PROBLEM TO WORK ON:
Identify the lines holding "this" and copy them.

LISTED ENTRIES:
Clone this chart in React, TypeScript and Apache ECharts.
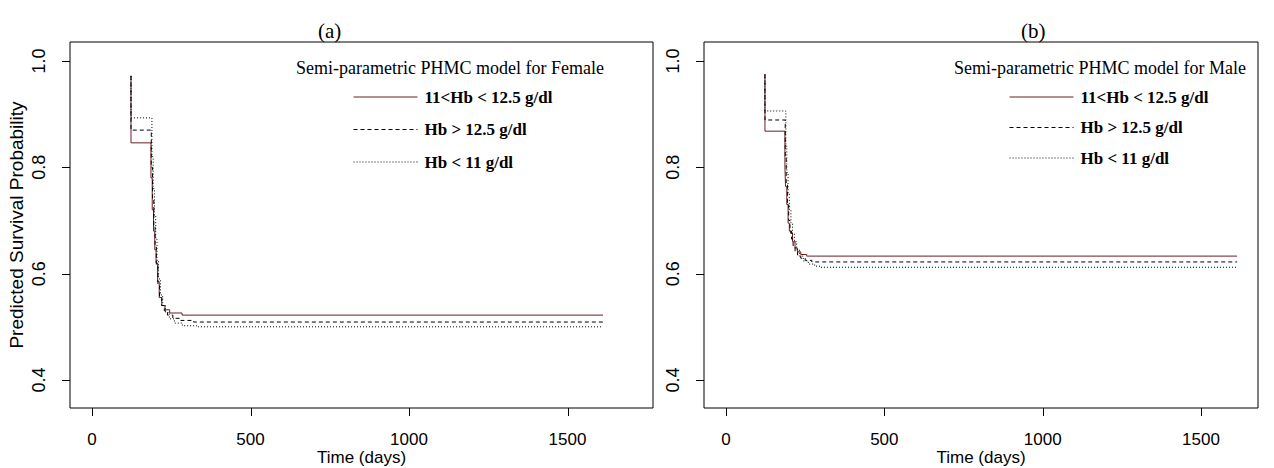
==
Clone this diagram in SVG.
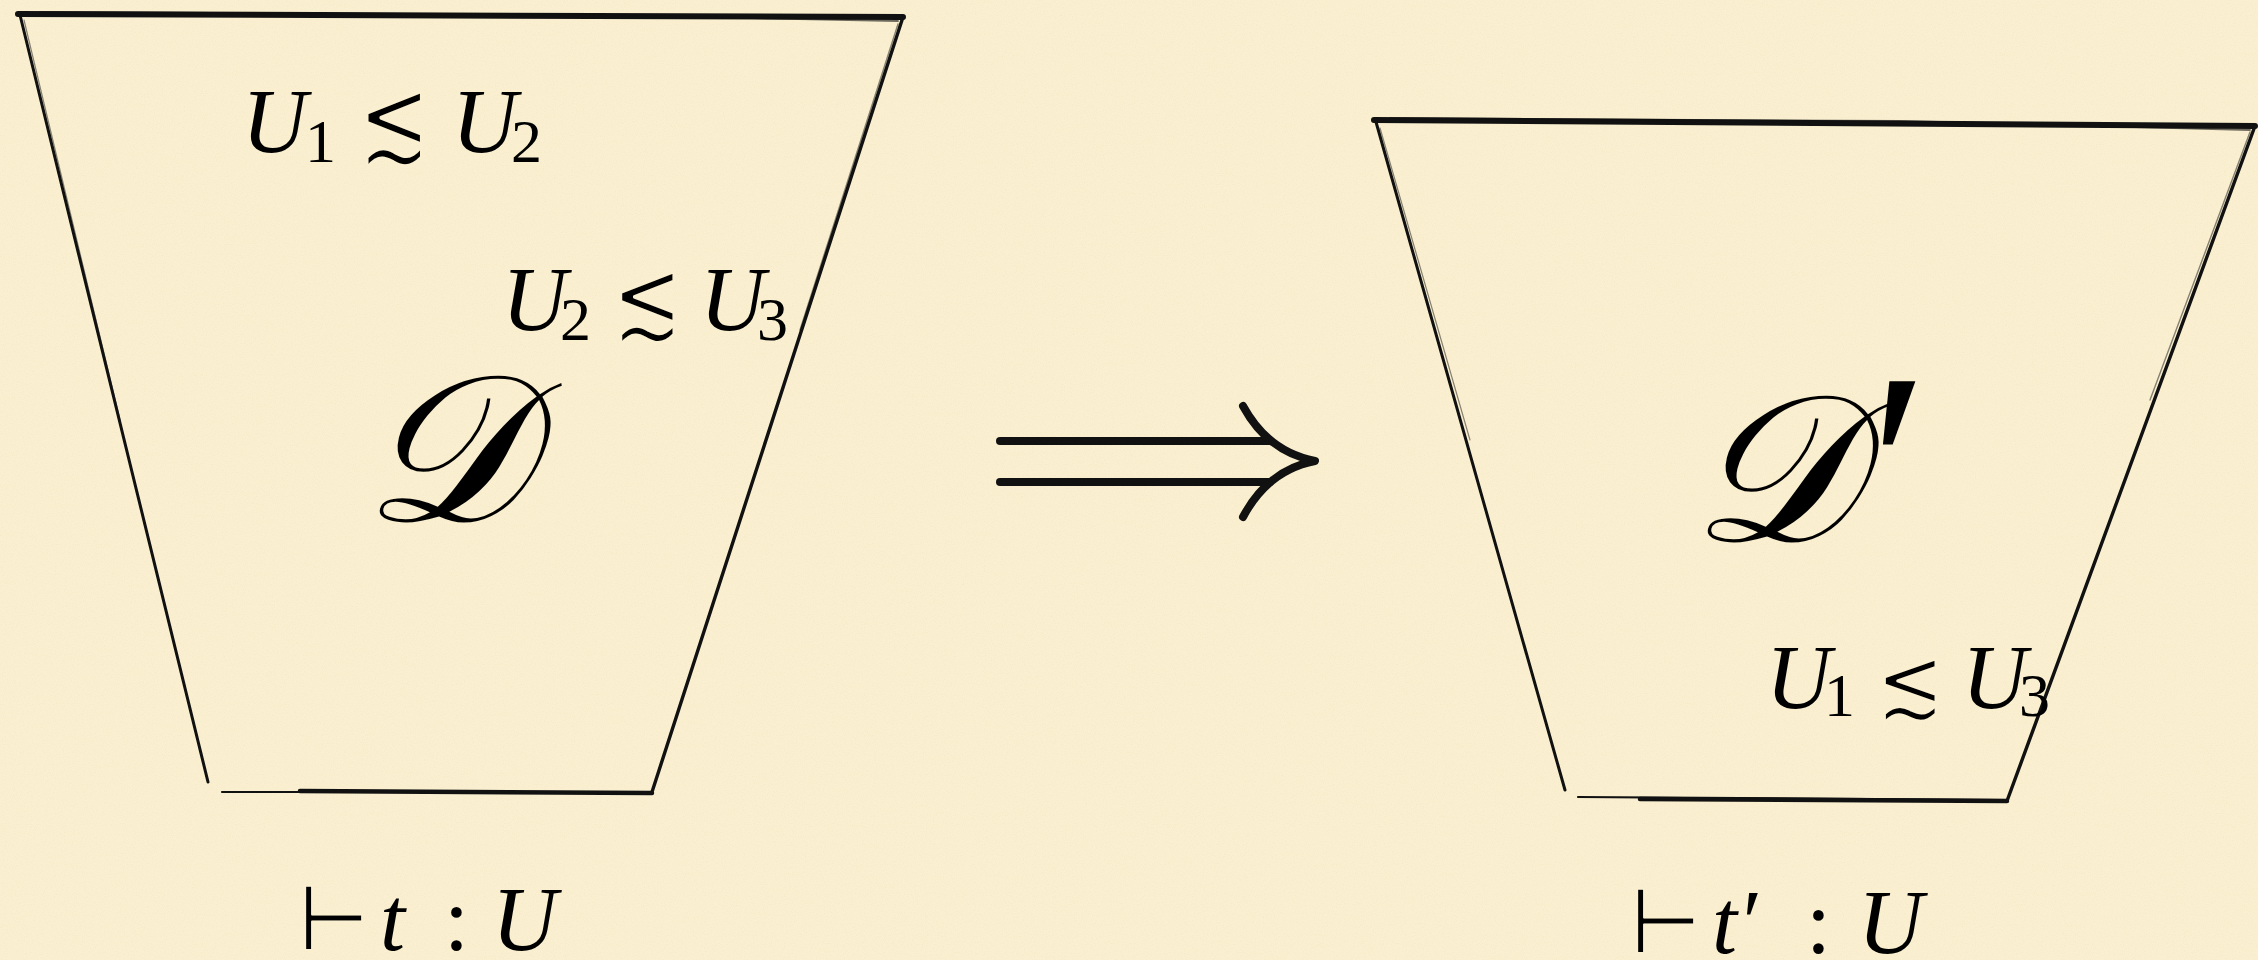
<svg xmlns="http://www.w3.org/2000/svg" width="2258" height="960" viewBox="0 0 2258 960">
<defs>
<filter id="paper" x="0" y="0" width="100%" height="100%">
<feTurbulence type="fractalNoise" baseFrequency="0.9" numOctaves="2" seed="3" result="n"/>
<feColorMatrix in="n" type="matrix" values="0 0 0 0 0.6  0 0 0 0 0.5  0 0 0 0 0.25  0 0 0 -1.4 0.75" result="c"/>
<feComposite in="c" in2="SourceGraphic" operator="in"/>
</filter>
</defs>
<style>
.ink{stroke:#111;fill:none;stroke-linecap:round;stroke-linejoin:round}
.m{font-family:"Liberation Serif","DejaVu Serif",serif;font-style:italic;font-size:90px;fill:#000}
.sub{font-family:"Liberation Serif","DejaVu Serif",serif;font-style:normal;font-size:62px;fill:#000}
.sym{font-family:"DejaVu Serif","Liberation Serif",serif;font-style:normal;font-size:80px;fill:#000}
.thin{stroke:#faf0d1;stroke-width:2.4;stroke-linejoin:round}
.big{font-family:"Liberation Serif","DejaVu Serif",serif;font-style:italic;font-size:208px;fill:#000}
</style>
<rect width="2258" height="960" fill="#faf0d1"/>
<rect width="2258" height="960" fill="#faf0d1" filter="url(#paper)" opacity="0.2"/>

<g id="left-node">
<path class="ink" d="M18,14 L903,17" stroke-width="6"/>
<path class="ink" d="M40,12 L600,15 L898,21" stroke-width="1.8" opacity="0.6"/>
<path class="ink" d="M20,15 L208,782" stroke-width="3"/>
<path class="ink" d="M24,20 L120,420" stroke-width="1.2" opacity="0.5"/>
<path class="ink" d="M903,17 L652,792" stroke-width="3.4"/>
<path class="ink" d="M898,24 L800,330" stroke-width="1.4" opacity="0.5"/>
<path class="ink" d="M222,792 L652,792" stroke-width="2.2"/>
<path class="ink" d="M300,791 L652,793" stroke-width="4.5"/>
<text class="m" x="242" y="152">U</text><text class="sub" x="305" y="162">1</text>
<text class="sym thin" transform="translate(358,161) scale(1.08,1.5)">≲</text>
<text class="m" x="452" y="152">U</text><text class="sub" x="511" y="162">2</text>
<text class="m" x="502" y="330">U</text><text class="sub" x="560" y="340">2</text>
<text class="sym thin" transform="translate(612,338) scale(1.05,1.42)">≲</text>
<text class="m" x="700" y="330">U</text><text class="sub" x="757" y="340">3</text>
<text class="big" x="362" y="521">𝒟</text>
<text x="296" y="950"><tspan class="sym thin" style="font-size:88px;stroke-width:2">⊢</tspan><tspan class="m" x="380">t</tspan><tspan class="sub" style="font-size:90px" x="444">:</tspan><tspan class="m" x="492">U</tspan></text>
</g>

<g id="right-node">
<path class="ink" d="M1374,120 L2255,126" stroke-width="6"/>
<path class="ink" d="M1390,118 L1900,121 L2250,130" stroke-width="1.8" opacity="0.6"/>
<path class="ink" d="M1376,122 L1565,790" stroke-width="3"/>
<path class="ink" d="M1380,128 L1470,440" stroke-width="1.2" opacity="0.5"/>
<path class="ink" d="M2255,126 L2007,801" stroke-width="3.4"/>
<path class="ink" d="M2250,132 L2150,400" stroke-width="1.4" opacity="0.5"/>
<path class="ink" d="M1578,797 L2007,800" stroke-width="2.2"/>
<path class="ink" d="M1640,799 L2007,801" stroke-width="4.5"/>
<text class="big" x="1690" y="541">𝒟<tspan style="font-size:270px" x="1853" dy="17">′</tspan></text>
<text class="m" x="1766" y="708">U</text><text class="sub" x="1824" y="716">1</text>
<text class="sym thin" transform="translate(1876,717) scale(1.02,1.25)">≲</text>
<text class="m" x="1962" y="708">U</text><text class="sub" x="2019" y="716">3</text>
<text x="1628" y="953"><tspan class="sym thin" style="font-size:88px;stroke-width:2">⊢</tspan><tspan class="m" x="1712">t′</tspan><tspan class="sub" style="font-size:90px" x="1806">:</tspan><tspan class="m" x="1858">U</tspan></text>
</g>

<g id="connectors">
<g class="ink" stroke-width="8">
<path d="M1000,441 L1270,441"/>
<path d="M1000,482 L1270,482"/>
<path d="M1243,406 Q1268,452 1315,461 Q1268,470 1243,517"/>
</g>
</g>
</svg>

EXERCISE RESULT:
Clone this chart in React, TypeScript and Apache ECharts.
Clone this diagram in SVG.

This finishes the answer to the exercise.